__Your objective__
Find the lines with "this" in them and copy them out.

__Provided information__
* begin *

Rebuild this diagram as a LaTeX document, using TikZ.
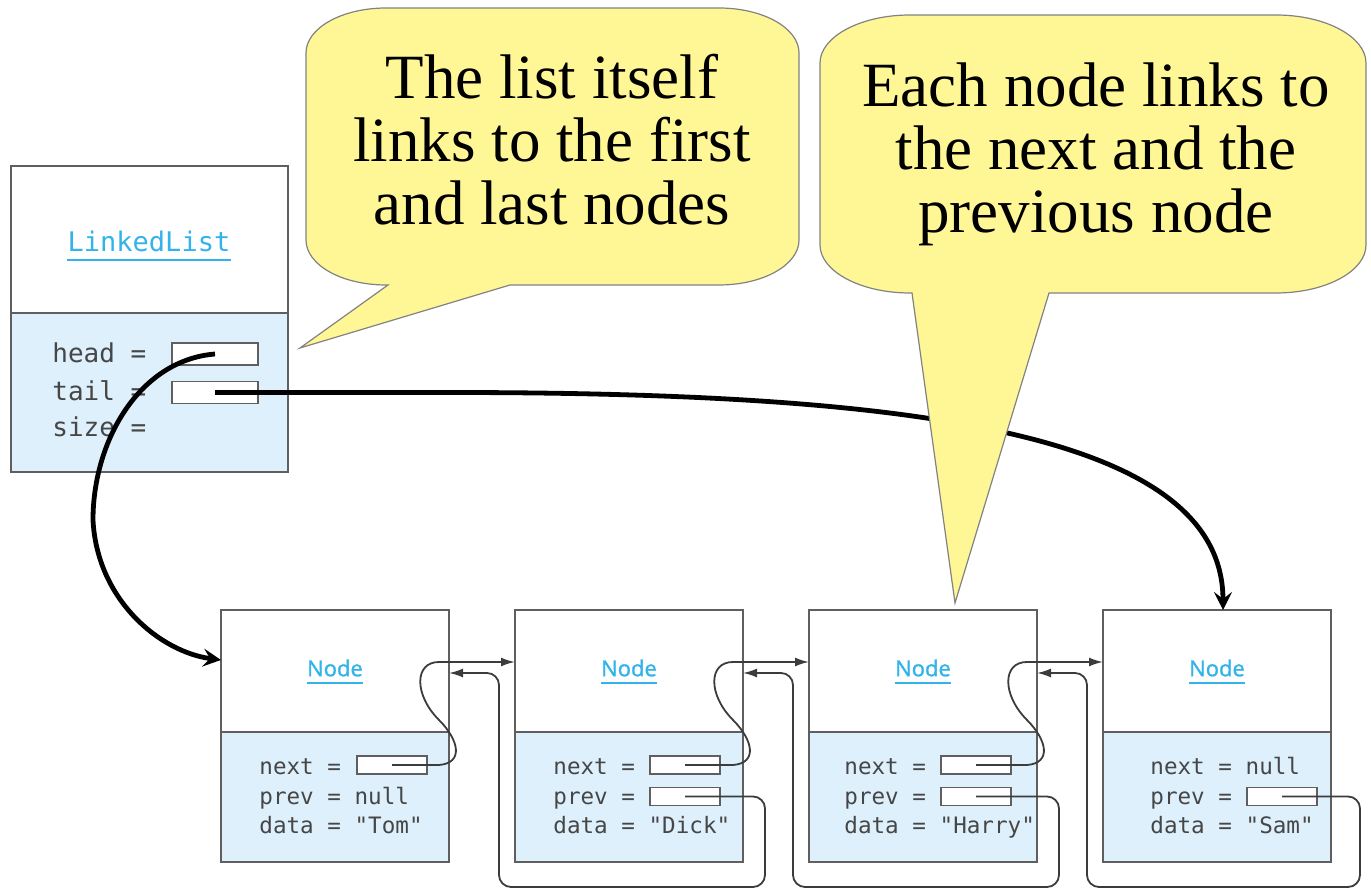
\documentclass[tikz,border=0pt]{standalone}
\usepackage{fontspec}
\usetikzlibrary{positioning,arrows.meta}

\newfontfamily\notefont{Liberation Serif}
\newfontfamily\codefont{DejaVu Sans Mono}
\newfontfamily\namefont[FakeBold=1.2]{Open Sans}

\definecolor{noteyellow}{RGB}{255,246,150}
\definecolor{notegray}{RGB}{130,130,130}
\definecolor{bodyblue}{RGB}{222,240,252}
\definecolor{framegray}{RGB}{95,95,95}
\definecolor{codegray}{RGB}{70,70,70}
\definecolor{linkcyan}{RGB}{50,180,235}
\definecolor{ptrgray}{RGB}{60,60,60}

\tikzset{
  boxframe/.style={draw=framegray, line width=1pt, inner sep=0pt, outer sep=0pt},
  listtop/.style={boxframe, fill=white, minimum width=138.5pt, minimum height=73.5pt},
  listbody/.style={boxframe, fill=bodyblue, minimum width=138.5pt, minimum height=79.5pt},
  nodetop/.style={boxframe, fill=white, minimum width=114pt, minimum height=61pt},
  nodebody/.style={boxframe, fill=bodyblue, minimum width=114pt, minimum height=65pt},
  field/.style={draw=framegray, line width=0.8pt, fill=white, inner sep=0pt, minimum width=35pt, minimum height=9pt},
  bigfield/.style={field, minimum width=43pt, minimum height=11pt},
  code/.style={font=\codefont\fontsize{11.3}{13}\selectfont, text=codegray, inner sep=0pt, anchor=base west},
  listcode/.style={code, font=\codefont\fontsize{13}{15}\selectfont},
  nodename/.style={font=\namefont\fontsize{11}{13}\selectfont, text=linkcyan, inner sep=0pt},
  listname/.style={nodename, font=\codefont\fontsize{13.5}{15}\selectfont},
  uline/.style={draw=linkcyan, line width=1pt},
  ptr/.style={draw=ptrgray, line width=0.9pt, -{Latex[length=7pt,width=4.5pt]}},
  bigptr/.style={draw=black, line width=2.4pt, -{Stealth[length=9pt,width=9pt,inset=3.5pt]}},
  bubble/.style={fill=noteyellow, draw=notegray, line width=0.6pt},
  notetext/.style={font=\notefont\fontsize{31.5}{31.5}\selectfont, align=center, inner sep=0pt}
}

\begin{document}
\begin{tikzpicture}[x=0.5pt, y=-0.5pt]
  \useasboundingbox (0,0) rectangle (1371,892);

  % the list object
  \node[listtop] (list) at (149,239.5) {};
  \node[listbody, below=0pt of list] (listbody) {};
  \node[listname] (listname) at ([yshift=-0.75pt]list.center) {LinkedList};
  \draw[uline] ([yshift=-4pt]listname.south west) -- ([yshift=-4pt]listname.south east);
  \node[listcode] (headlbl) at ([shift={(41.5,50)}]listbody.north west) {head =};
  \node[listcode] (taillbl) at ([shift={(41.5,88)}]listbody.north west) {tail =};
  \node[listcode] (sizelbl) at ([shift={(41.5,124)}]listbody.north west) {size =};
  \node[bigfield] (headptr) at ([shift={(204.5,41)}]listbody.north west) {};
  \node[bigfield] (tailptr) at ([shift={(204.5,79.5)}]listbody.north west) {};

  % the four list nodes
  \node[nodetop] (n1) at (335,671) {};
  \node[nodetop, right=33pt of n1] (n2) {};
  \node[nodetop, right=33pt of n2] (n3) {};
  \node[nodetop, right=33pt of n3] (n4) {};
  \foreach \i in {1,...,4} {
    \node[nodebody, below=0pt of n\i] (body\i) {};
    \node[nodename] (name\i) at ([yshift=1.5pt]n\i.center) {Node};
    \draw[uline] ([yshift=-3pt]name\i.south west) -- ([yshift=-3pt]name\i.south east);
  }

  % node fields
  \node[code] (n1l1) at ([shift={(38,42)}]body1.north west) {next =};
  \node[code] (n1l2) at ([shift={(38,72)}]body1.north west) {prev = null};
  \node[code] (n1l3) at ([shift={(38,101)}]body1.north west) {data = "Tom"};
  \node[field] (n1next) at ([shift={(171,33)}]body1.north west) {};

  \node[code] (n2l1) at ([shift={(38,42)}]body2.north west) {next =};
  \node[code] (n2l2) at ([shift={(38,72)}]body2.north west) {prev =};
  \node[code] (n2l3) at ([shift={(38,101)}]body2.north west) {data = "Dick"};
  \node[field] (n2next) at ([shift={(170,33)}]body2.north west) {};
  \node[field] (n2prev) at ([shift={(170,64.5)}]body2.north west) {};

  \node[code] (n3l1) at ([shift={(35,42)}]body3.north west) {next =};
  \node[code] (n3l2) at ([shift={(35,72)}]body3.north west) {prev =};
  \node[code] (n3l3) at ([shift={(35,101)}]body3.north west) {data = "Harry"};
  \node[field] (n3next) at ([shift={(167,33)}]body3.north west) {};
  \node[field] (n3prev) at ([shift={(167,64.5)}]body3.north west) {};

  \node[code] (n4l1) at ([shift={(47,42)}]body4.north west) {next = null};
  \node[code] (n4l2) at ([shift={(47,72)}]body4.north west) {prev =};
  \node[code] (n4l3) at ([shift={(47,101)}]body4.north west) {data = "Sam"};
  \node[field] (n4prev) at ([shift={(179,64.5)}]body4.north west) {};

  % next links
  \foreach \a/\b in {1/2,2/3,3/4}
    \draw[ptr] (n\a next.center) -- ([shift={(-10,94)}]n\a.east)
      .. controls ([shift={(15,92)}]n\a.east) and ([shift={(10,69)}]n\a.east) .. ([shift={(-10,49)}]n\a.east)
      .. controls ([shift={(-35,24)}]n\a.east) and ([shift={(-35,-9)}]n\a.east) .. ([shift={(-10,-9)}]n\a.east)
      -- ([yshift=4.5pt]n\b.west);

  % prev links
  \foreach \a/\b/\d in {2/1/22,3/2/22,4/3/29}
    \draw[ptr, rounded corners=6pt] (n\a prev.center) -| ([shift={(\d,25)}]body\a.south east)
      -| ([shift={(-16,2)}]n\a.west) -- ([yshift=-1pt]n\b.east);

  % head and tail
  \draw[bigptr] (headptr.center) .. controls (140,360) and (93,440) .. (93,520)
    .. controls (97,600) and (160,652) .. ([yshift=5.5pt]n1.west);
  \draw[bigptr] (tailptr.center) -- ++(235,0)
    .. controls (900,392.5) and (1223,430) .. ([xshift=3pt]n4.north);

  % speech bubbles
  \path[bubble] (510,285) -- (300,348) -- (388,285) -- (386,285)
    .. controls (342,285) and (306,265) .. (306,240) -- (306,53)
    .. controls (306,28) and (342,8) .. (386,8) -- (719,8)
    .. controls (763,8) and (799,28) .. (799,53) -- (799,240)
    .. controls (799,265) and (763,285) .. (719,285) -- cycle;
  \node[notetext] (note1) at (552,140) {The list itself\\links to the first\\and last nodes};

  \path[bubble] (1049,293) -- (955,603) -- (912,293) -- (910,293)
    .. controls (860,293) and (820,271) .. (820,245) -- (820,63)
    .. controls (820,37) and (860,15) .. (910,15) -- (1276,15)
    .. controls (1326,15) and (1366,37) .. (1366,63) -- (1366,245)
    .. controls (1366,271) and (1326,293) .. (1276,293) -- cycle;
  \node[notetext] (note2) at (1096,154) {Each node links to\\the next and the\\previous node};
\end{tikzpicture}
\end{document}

* end *
* begin *

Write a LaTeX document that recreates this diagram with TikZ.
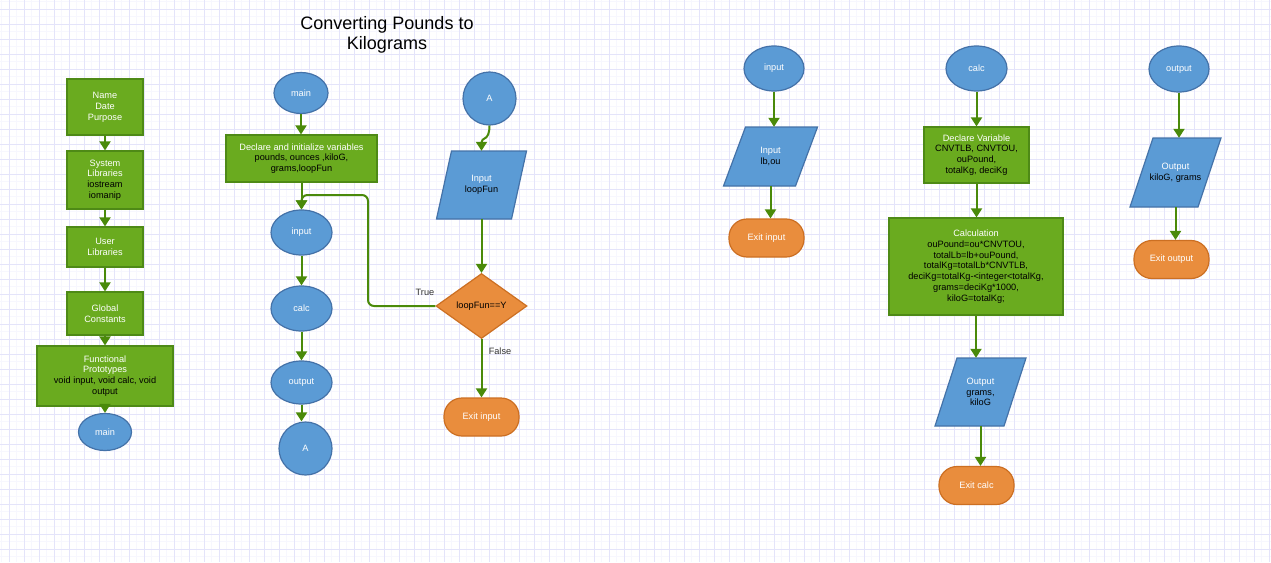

* end *

__Final result__
Rebuild this diagram as a LaTeX document, using TikZ.
Write a LaTeX document that recreates this diagram with TikZ.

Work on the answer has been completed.